The audit writes <sliceId>-EVAL-REVIEW.md whose machine-readable fields live in YAML frontmatter. The body after the closing --- is human-only prose and is never parsed by /gsd ship or any future consumer.

---
schema: eval-review/v1
verdict: PRODUCTION_READY # PRODUCTION_READY | NEEDS_WORK | SIGNIFICANT_GAPS | NOT_IMPLEMENTED
coverage_score: 78 # int 0..100
infrastructure_score: 92 # int 0..100
overall_score: 84 # round(coverage * 0.6 + infra * 0.4)
generated: 2026-04-28T14:00:00Z # ISO 8601 UTC
slice: S07
milestone: M001-eh88as
gaps:
- id: G01
dimension: observability # observability | guardrails | tests | metrics | datasets | other
severity: major # blocker | major | minor
description: "..."
evidence: "<file>:<line> — cited code path or test"
suggested_fix: "..."
counts:
blocker: 0
major: 1
minor: 2
---
# Free-form analysis below — never parsed.

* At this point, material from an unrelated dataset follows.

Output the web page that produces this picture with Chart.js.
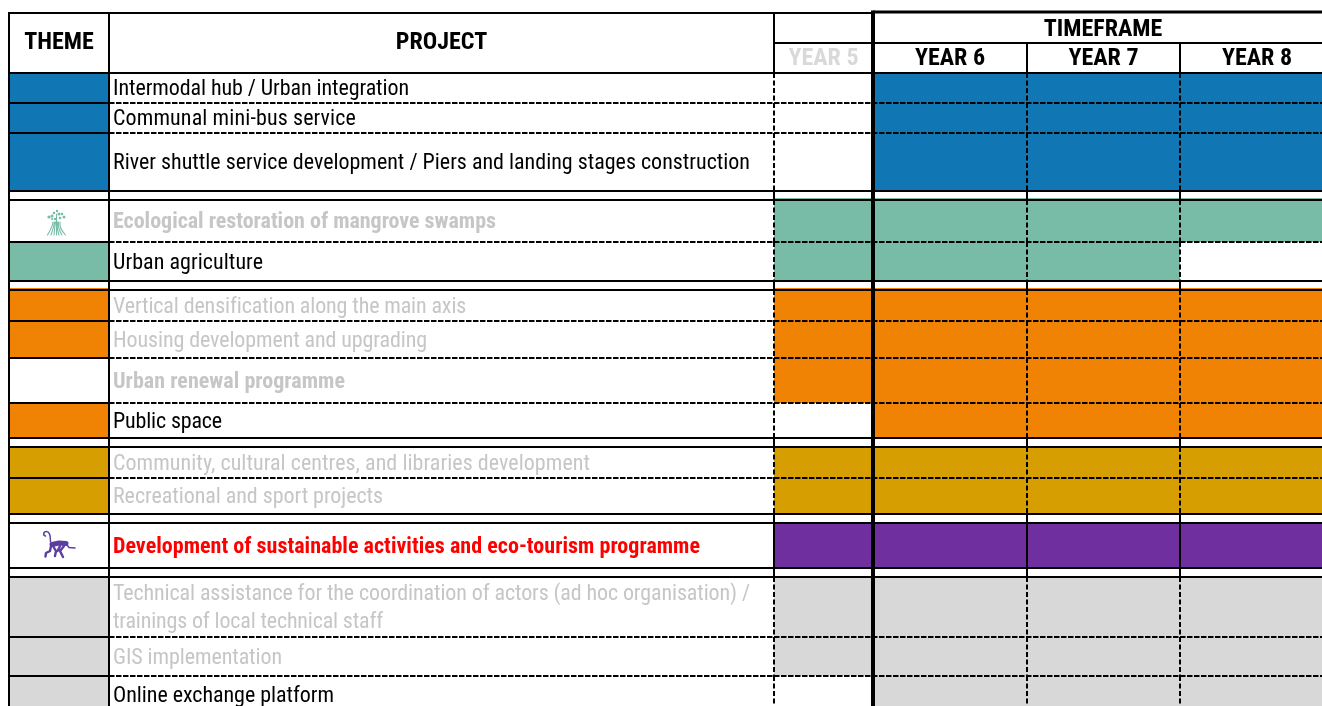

The handler validates the frontmatter via TypeBox on every read; an invalid file produces a JSON-Pointer-anchored error message rather than a silent partial parse.

overall_score = round(coverage_score * 0.6 + infrastructure_score * 0.4)
Verdictoverall_score
PRODUCTION_READY≥ 80
NEEDS_WORK60..79
SIGNIFICANT_GAPS40..59
NOT_IMPLEMENTED< 40

Coverage (60%) — fraction of eval dimensions called for by the spec (or the standard set when no spec) that have behavior evidence in the slice. Behavior evidence means a code path you can cite by file and line that executes the dimension, or a test that exercises it.

Infrastructure (40%) — presence of the tooling layer: logging provider, metrics sink, eval harness, training/evaluation datasets.

Three weightings were considered:

WeightingRejected because
50/50Treats coverage gaps and infrastructure gaps as equally recoverable. Coverage gaps compound (an unobserved feature can stay unobserved across multiple slices); infrastructure tends toward binary (the metrics sink either exists or doesn’t). 50/50 understates the cost of coverage gaps.
70/30Over-penalizes greenfield slices that haven’t yet built infrastructure. A first slice in a project will have no metrics sink; punishing it 70/30 floors too many early slices to NOT_IMPLEMENTED.
60/40Privileges behavior verification by 20 percentage points without flooring early slices. Coverage > infrastructure in marginal cases.

The weights are exported as named constants in eval-review-schema.ts (COVERAGE_WEIGHT, INFRASTRUCTURE_WEIGHT) so the prompt, the schema, and the docs share one source of truth.

Coverage rewards behavior evidence, not token presence. grep langfuse in the source tree is not evidence; it is a token. Acceptable evidence:

  • src/llm/wrapper.ts:42 — emit('llm.latency', { latency_ms }) (cited call site that runs at request time).
  • tests/llm-budget.test.ts: asserts the request is rejected when budget cap is exceeded (a test that exercises the guardrail).
  • package.json includes 'langfuse' as a dependency (the dependency might be unused).
  • src/observability/types.ts: defines a TraceId type (a type declaration is not a runtime path).

The auditor prompt requires evidence on every gap; the schema makes the field non-optional. A scored dimension whose only evidence is string presence scores 0.

After the existing phase-completeness check, /gsd ship walks the active milestone’s slices and surfaces non-blocking notifications:

Slice EVAL-REVIEW stateNotification
Missing”Slice X has no EVAL-REVIEW.md — consider /gsd eval-review X (non-blocking).”
Frontmatter invalid”Slice X EVAL-REVIEW.md frontmatter invalid at <pointer>: <message> (non-blocking).”
verdict: NOT_IMPLEMENTED”Slice X eval verdict NOT_IMPLEMENTED (overall N/100) — shipping anyway, but the eval gap is unresolved.”
verdict: SIGNIFICANT_GAPS / NEEDS_WORK / PRODUCTION_READY(no notification)

The ship is never gated on eval status. The notifications are informational only.

  • Combined SUMMARY.md + AI-SPEC.md content is hard-capped at 200 KiB inside the auditor prompt. Larger inputs are truncated with a [truncated: N bytes elided] marker and the auditor is instructed to flag the slice accordingly.
  • --force overwrites the existing file in place; the previous version is not archived. Run with --show first if you want to keep the prior audit’s text.
  • Tracking: #5114 — this command’s sub-issue.
  • Planned: #5115 — /gsd eval-fix, the gap-driven fix agent (blocked-by #5114).
  • Umbrella: #4246 — covers both eval-review and eval-fix.